I couldn’t agree more with this definition of the relationship between the public and the press. This was put down more than half a century ago (!) in the 1961-62 report of the Royal Commission on the Press (!), guess which country. I could not decide, where to put the exclamation mark, so I put it to both places.

 

I bumped into the book which quotes it totally accidentally as I replaced a broken reading lamp clipped to my bookshelf – this was the first time I opened this book of Martin D. Carter (An Introduction to Mass Communications, Macmillan and Co. Ltd, 1971) ever since I picked it up and took it for free at the bookstore near St.Pauls in London, U.K. in the autumn of 1977. Tourists and refugees from the countries ruled by Soviet-type regimes were entitled to take five books for free from that enterprise.
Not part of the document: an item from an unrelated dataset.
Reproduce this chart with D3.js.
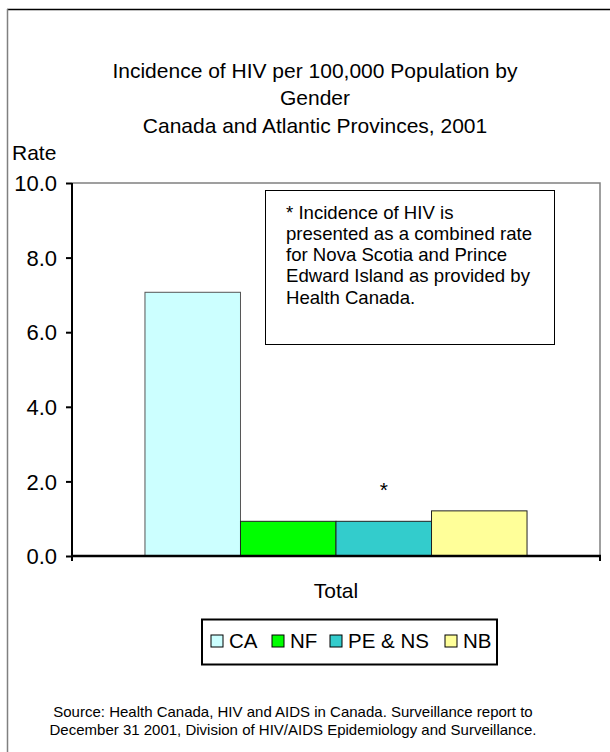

I was neither a tourist, nor a refugee, just pretending to be a free wanderer, with partial success, I admit.

 

Four of those books I chose were on communications while the fifth it was The Holy Bible in Hungarian, probably to seek advice on my mother tongue, how to proceed my free wanderings after my passport has been confiscated by the consulate of the beloved country of my birth.

 

I longed for free press those days and for a free exchange of ideas, as they say, not scientifically but in everyday life, so I put those books aside, reading news and writing letters in the hundreds and most of all talking to my friends there, who, at the end, did not understand why I insisted on returning to cold war Hungary.

 

“You did not leave Hungary to forget it, but to see it better.” Said my best friend there one day, and he was right. I wanted to return and to be a part of it to make it free.

 

Some, maybe similar political notions must have been behind the free giveaway of those books from the bookstore near St.Pauls four decades ago. The Radio Free Europe, the Voice of America and the BBC World Service were still operating those days. They were all condemned by those rulers in the Eastern Block.

 

Upon my return I finished my university studies and became a journalist apprentice.

 

“The press is the means of the actual power.” – I read as the first line of my cold war Hungarian journalist-course textbook. So I quit.

 

Now it is 2017.  

 

The roads of Hungary are flanked with giant political messages of the government, the same is poured on the public through radio stations and television channels as well as via the internet. Identical government leaflets are put into the mailbox of every Hungarian household.

 

The Bureau of Democracy of the U.S. Department of State launched a project for „Supporting Objective Media in Hungary” on November 7 to “increase citizens’ access to objective information about domestic and global issues of public importance” as they state. One does not have to go to that bookstore near St.Pauls anymore, it is here on your screen:  https://www.state.gov/j/drl/p/275396.htm

 

What was that not being able to step twice into the same river, dear Heraclitus?